Due to their similarity to humans, humanoids are among the most promising type of general-purpose robots for the applications in natural environments such as homes, where robots need to coexist with people. To be effective in such environments, humanoids must become able to not only execute a number of preprogrammed operations, but also to acquire new knowledge and to react to unexpected situations in an open-ended way. This level of competence requires that humanoid robots are endowed with human-like learning capabilities, among them with efficient ways to acquire new sensorimotor knowledge.

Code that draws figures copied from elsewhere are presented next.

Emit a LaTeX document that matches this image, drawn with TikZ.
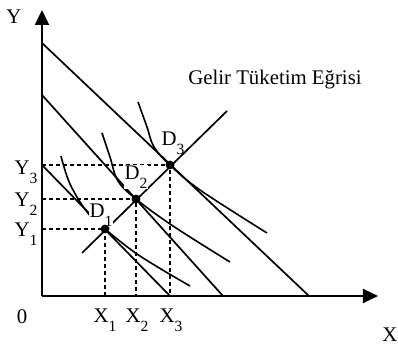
\documentclass[tikz,border=0pt]{standalone}
\usepackage{fontspec}
\setmainfont{Liberation Serif}
\usepackage{tikz}
\usetikzlibrary{arrows.meta,positioning,calc}
\newcommand{\lowidx}[1]{\raisebox{-0.42em}{\fontsize{7.8}{8}\selectfont #1}}
\tikzset{
  axis/.style={line width=1pt,-{Triangle[length=7.5pt,width=7pt]}},
  bline/.style={line width=0.85pt},
  icurve/.style={line width=0.8pt},
  guide/.style={line width=0.8pt,dash pattern=on 2pt off 1.5pt},
  dot/.style={circle,fill=black,inner sep=0pt,minimum size=4.4pt},
  lbl/.style={font=\fontsize{10.4}{12}\selectfont,inner sep=0.5pt},
}

\begin{document}
\begin{tikzpicture}[x=0.5pt,y=0.5pt]
    \useasboundingbox (-42,-55) rectangle (356,296);
    % axes
    \coordinate (O) at (0,0);
    \coordinate (xend) at (336,0);
    \coordinate (yend) at (0,286);
    \draw[axis] (O) -- (xend);
    \draw[axis] (O) -- (yend);
    % budget lines
    \coordinate (b1y) at (0,131);
    \coordinate (b1x) at (128,0);
    \coordinate (b2y) at (0,201);
    \coordinate (b2x) at (181,0);
    \coordinate (b3y) at (0,253);
    \coordinate (b3x) at (267,0);
    \draw[bline] (b1y) -- (b1x);
    \draw[bline] (b2y) -- (b2x);
    \draw[bline] (b3y) -- (b3x);
    % indifference curves
    \draw[icurve] plot[smooth,tension=0.6] coordinates
      {(19,140) (28,112) (45,84) (63,67) (98,40) (148,10)};
    \draw[icurve] plot[smooth,tension=0.6] coordinates
      {(60,163) (68,139) (76,115) (94,97) (131,70) (188,34)};
    \draw[icurve] plot[smooth,tension=0.6] coordinates
      {(96,194) (105,169) (112,149) (128,131) (158,106) (225,63)};
    % income consumption curve
    \coordinate (iccA) at (40,43);
    \coordinate (iccB) at (185,185);
    \draw[bline] (iccA) -- (iccB);
    % guides
    \coordinate (y1) at (0,67);
    \coordinate (y2) at (0,97);
    \coordinate (y3) at (0,131);
    \coordinate (x1) at (63,0);
    \coordinate (x2) at (94,0);
    \coordinate (x3) at (128,0);
    \coordinate (e1) at (63,67);
    \coordinate (e2) at (94,97);
    \coordinate (e3) at (128,131);
    \draw[guide] (y1) -- (e1) -- (x1);
    \draw[guide] (y2) -- (e2) -- (x2);
    \draw[guide] (y3) -- (e3) -- (x3);
    % labels
    \node[lbl] (ylab) at (-28,279) {Y};
    \node[lbl] (xlab) at (348,-39) {X};
    \node[lbl] (zero) at (-20,-21) {0};
    \node[lbl] (ly1) at (-16,62) {Y\lowidx{1}};
    \node[lbl] (ly2) at (-16,92) {Y\lowidx{2}};
    \node[lbl] (ly3) at (-16,124) {Y\lowidx{3}};
    \node[lbl] (lx1) at (63,-24) {X\lowidx{1}};
    \node[lbl] (lx2) at (95,-24) {X\lowidx{2}};
    \node[lbl] (lx3) at (129,-24) {X\lowidx{3}};
    \node[lbl,fill=white] (ld1) at (59,81) {D\lowidx{1}};
    \node[lbl,fill=white] (ld2) at (94,119) {D\lowidx{2}};
    \node[lbl] (ld3) at (131,153) {D\lowidx{3}};
    \node[lbl] (icc) at (233,216) {Gelir Tüketim Eğrisi};
    % equilibrium points
    \node[dot] (d1) at (e1) {};
    \node[dot] (d2) at (e2) {};
    \node[dot] (d3) at (e3) {};
\end{tikzpicture}
\end{document}
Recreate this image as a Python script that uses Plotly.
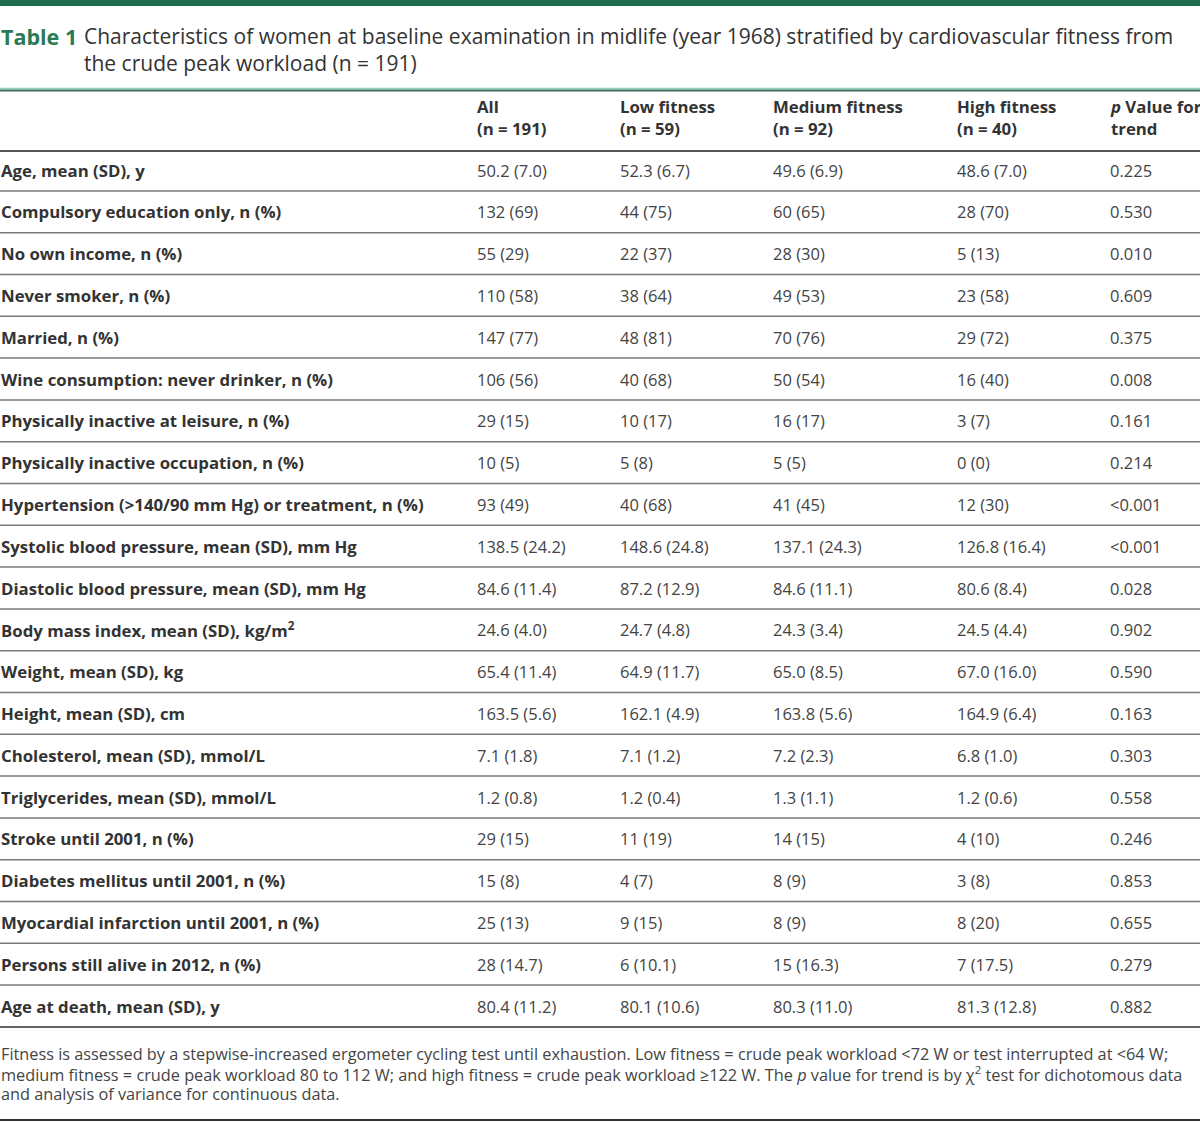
import plotly.graph_objects as go

# ---------------- data ----------------
row_labels = [
    "Age, mean (SD), y",
    "Compulsory education only, n (%)",
    "No own income, n (%)",
    "Never smoker, n (%)",
    "Married, n (%)",
    "Wine consumption: never drinker, n (%)",
    "Physically inactive at leisure, n (%)",
    "Physically inactive occupation, n (%)",
    "Hypertension (>140/90 mm Hg) or treatment, n (%)",
    "Systolic blood pressure, mean (SD), mm Hg",
    "Diastolic blood pressure, mean (SD), mm Hg",
    "Body mass index, mean (SD), kg/m<sup>2</sup>",
    "Weight, mean (SD), kg",
    "Height, mean (SD), cm",
    "Cholesterol, mean (SD), mmol/L",
    "Triglycerides, mean (SD), mmol/L",
    "Stroke until 2001, n (%)",
    "Diabetes mellitus until 2001, n (%)",
    "Myocardial infarction until 2001, n (%)",
    "Persons still alive in 2012, n (%)",
    "Age at death, mean (SD), y",
]
col_all = ["50.2 (7.0)", "132 (69)", "55 (29)", "110 (58)", "147 (77)", "106 (56)", "29 (15)",
           "10 (5)", "93 (49)", "138.5 (24.2)", "84.6 (11.4)", "24.6 (4.0)", "65.4 (11.4)",
           "163.5 (5.6)", "7.1 (1.8)", "1.2 (0.8)", "29 (15)", "15 (8)", "25 (13)",
           "28 (14.7)", "80.4 (11.2)"]
col_low = ["52.3 (6.7)", "44 (75)", "22 (37)", "38 (64)", "48 (81)", "40 (68)", "10 (17)",
           "5 (8)", "40 (68)", "148.6 (24.8)", "87.2 (12.9)", "24.7 (4.8)", "64.9 (11.7)",
           "162.1 (4.9)", "7.1 (1.2)", "1.2 (0.4)", "11 (19)", "4 (7)", "9 (15)",
           "6 (10.1)", "80.1 (10.6)"]
col_med = ["49.6 (6.9)", "60 (65)", "28 (30)", "49 (53)", "70 (76)", "50 (54)", "16 (17)",
           "5 (5)", "41 (45)", "137.1 (24.3)", "84.6 (11.1)", "24.3 (3.4)", "65.0 (8.5)",
           "163.8 (5.6)", "7.2 (2.3)", "1.3 (1.1)", "14 (15)", "8 (9)", "8 (9)",
           "15 (16.3)", "80.3 (11.0)"]
col_high = ["48.6 (7.0)", "28 (70)", "5 (13)", "23 (58)", "29 (72)", "16 (40)", "3 (7)",
            "0 (0)", "12 (30)", "126.8 (16.4)", "80.6 (8.4)", "24.5 (4.4)", "67.0 (16.0)",
            "164.9 (6.4)", "6.8 (1.0)", "1.2 (0.6)", "4 (10)", "3 (8)", "8 (20)",
            "7 (17.5)", "81.3 (12.8)"]
col_p = ["0.225", "0.530", "0.010", "0.609", "0.375", "0.008", "0.161", "0.214", "<0.001",
         "<0.001", "0.028", "0.902", "0.590", "0.163", "0.303", "0.558", "0.246", "0.853",
         "0.655", "0.279", "0.882"]
headers = ["All<br>(n = 191)", "Low fitness<br>(n = 59)", "Medium fitness<br>(n = 92)",
           "High fitness<br>(n = 40)", "<i>p</i> Value for<br>trend"]
title_label = "Table 1"
title_text = ["Characteristics of women at baseline examination in midlife (year 1968) stratified by cardiovascular fitness from",
              "the crude peak workload (n = 191)"]
footer_lines = [
    "Fitness is assessed by a stepwise-increased ergometer cycling test until exhaustion. Low fitness = crude peak workload <72 W or test interrupted at <64 W;",
    "medium fitness = crude peak workload 80 to 112 W; and high fitness = crude peak workload ≥122 W. The <i>p</i> value for trend is by χ<sup>2</sup> test for dichotomous data",
    "and analysis of variance for continuous data.",
]

# ---------------- layout constants ----------------
FONT = "Open Sans"
GREEN = "#1d6b4b"
TXT = "#333333"
VAL = "#444444"
col_x = [476, 619, 772, 956, 1109]
row_y0, row_step = 170, 41.8

fig = go.Figure()
ann = []
shapes = []

def A(x, y, text, size=16, color=VAL, weight="normal", yanchor="middle", family=FONT):
    ann.append(dict(x=x, y=y, xref="x", yref="y", text=text, showarrow=False,
                    xanchor="left", yanchor=yanchor, align="left", borderpad=0,
                    font=dict(family=family, size=size, color=color, weight=weight)))

def L(y, color, width):
    shapes.append(dict(type="line", xref="x", yref="y", x0=0, x1=1200, y0=y, y1=y,
                       line=dict(color=color, width=width)))

# top bar
shapes.append(dict(type="rect", xref="x", yref="y", x0=0, x1=1200, y0=0, y1=6,
                   fillcolor=GREEN, line=dict(width=0)))
# title
A(0, 36, title_label, size=21.5, color="#2a7a55", weight="bold")
A(83, 36, title_text[0], size=21, color=TXT)
A(83, 63, title_text[1], size=21, color=TXT)
L(88.5, "#8fd1b3", 1.5)
L(90.5, "#3b6f5c", 2)

# header
for x, h in zip(col_x, headers):
    A(x, 117.5, h, size=16.8, color=TXT, weight="bold")
L(151, "#555555", 2)

# rows
cols = [col_all, col_low, col_med, col_high, col_p]
n = len(row_labels)
for i, lab in enumerate(row_labels):
    y = row_y0 + i * row_step
    A(0, y, lab, size=16.8, color=TXT, weight="bold")
    for x, c in zip(col_x, cols):
        A(x, y, c[i], size=16.5, color=VAL)
    ysep = y + row_step / 2
    if i < n - 1:
        L(ysep, "#7a7a7a", 1.5)
    else:
        L(ysep, "#666666", 2)

# footer
for j, t in enumerate(footer_lines):
    A(0, 1054 + j * 20, t, size=16.3, color="#444444")
L(1120, "#333333", 2)

fig.update_layout(
    width=1200, height=1122,
    margin=dict(l=0, r=0, t=0, b=0),
    paper_bgcolor="white", plot_bgcolor="white",
    xaxis=dict(range=[0, 1200], visible=False, fixedrange=True),
    yaxis=dict(range=[1122, 0], visible=False, fixedrange=True),
    annotations=ann, shapes=shapes, showlegend=False,
)
fig.write_html("out.html", config={"displayModeBar": False},
               post_script="document.body.style.margin='0';document.body.style.overflow='hidden';")
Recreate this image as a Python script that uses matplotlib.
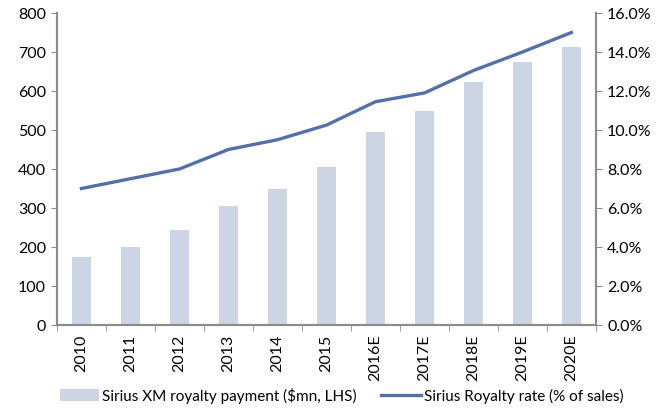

Researchers in humanoid robotics have been aware for a long time that complex sensorimotor skills can most likely only be acquired through learning methods. Otherwise it is too complicated to solve problems arising from high-dimensional and highly nonlinear perception-action spaces. Various approaches have been explored in the past to solve different problems arising in sensorimotor learning on humanoid robots:
(1)model-based approaches, where an expert specifies physical models with various parameters that need to be learned to accomplish the task,
(2)emergence of sensorimotor knowledge through developmental progression, where motor skills are acquired through the dynamic interaction with the environment,
(3)statistical learning methods that can identify the relevant dimensions for learning directly from the data,
(4)imitation learning, where the learning process is initialized by transferring the demonstrator's performance to the humanoid, thus effectively limiting the search space, and
(5)learning from practice that gives the robot an opportunity to discover details that may have been missed during the observation.
The objective of this workshop is to gather researchers contributing to the field of sensorimotor learning on humanoid robots. By presenting the latest research results on various types of learning at one workshop, we hope to elucidate what kind of approaches are best suited to acquire new sensorimotor knowledge in different situations.